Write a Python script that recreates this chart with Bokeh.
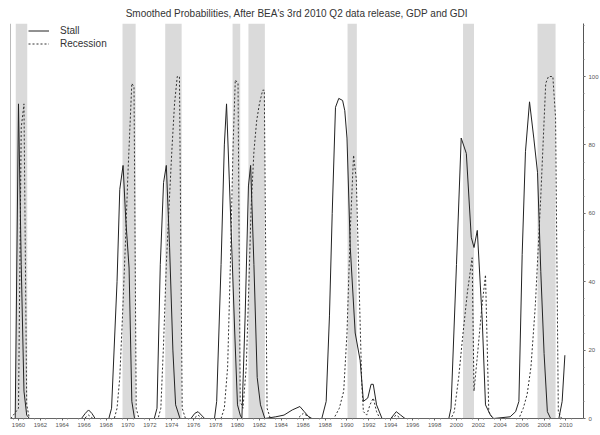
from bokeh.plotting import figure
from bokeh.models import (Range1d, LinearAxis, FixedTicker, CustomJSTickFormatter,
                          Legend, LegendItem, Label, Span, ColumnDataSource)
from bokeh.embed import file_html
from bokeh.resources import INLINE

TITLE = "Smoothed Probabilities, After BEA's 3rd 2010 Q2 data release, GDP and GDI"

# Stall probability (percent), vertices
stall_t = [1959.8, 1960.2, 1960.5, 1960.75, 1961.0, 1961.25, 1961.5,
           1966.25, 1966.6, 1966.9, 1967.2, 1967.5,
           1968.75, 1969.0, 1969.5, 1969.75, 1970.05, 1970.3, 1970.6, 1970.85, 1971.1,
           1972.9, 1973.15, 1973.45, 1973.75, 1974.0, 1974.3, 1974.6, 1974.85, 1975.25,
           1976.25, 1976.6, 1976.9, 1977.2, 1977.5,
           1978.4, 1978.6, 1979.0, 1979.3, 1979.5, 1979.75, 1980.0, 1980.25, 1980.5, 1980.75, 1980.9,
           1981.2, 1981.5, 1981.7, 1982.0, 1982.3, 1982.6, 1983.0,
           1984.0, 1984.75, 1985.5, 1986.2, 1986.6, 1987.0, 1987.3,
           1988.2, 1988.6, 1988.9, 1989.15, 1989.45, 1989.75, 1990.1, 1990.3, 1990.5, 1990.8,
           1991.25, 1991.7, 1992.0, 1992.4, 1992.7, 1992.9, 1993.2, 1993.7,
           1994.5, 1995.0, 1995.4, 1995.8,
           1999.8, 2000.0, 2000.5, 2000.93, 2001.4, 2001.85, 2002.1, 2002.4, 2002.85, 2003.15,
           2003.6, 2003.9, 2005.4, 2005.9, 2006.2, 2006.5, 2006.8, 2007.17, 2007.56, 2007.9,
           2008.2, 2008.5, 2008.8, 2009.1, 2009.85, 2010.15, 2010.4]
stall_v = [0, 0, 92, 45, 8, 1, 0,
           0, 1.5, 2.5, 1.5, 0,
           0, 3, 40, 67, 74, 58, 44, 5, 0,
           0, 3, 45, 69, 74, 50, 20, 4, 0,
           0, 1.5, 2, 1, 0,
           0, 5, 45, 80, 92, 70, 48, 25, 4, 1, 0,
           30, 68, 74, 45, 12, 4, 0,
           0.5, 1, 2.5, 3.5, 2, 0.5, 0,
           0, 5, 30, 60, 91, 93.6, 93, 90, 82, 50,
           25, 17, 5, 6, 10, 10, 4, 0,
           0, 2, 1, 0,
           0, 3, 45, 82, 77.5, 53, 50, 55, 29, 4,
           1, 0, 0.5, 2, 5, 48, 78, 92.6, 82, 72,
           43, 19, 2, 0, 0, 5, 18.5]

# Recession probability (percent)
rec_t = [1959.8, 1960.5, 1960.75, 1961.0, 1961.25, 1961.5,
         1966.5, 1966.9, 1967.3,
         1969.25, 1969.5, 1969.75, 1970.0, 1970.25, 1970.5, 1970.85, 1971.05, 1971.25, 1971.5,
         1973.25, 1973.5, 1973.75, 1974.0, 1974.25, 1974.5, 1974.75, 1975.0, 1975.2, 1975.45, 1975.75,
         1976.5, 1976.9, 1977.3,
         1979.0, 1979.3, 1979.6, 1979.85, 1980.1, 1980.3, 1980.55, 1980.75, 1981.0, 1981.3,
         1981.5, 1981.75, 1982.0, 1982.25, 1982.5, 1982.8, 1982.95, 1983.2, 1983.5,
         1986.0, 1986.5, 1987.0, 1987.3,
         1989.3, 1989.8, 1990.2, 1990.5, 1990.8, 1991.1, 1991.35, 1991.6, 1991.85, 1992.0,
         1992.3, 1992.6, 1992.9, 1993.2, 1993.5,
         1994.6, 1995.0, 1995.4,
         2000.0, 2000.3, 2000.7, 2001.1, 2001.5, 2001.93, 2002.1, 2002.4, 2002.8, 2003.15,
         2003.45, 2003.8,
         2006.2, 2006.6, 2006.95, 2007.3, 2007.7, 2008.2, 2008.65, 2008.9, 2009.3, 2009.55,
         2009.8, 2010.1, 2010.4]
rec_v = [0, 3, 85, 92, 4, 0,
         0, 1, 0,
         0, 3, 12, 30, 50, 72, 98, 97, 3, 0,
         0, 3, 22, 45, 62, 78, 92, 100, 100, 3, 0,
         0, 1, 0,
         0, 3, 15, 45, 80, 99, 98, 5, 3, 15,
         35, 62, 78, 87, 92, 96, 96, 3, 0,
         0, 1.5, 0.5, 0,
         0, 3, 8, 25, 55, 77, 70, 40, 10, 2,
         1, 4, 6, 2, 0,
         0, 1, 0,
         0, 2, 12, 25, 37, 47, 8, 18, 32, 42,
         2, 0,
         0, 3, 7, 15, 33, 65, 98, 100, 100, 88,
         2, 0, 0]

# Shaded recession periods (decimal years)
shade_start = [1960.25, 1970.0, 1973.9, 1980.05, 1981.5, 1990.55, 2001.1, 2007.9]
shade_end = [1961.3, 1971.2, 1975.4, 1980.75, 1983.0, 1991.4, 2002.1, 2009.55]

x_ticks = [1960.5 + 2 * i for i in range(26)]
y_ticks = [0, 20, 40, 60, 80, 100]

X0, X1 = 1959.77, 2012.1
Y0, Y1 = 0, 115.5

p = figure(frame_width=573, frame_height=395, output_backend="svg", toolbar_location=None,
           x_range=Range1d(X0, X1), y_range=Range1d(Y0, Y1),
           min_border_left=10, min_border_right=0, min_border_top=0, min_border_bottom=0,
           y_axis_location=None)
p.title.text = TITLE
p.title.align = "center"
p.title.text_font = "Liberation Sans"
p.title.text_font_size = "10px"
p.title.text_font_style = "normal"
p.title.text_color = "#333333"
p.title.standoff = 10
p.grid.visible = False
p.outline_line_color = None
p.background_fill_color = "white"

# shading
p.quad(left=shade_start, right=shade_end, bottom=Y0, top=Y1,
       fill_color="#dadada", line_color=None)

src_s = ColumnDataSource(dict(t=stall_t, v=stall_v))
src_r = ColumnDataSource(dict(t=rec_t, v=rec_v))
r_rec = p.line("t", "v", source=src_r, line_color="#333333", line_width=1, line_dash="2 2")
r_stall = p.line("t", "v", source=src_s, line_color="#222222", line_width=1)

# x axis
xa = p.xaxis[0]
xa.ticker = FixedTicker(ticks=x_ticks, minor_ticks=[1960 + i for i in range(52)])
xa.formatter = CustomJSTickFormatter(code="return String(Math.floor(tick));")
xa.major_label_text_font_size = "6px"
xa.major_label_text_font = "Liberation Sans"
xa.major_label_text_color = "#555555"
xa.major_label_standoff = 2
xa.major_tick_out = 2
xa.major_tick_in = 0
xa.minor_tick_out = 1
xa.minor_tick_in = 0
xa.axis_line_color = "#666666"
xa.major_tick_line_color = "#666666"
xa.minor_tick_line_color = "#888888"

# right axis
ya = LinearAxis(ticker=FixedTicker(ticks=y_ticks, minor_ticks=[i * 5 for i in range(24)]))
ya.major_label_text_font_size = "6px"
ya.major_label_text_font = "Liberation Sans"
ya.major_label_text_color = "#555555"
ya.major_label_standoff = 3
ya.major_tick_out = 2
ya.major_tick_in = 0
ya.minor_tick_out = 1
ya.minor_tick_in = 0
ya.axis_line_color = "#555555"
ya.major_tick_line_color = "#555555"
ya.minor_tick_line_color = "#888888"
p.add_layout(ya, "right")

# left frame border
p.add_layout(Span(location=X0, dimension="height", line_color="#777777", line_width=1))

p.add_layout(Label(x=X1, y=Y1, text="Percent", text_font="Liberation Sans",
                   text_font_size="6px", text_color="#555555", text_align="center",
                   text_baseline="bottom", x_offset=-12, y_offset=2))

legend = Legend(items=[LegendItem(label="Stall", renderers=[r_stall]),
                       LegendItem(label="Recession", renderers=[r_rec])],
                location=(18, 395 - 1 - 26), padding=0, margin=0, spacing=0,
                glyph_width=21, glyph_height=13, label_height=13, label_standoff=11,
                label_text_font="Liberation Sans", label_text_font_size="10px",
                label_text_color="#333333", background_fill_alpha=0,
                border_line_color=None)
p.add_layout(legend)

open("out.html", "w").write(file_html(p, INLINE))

────────────────────

● PROMPT:
Begin at the top of the material above and output each line exactly, stopping after the line that holds "Probabilities, After BEA's". Leave out pictures.

● RESPONSE:
Write a Python script that recreates this chart with Bokeh.
from bokeh.plotting import figure
from bokeh.models import (Range1d, LinearAxis, FixedTicker, CustomJSTickFormatter,
                          Legend, LegendItem, Label, Span, ColumnDataSource)
from bokeh.embed import file_html
from bokeh.resources import INLINE

TITLE = "Smoothed Probabilities, After BEA's 3rd 2010 Q2 data release, GDP and GDI"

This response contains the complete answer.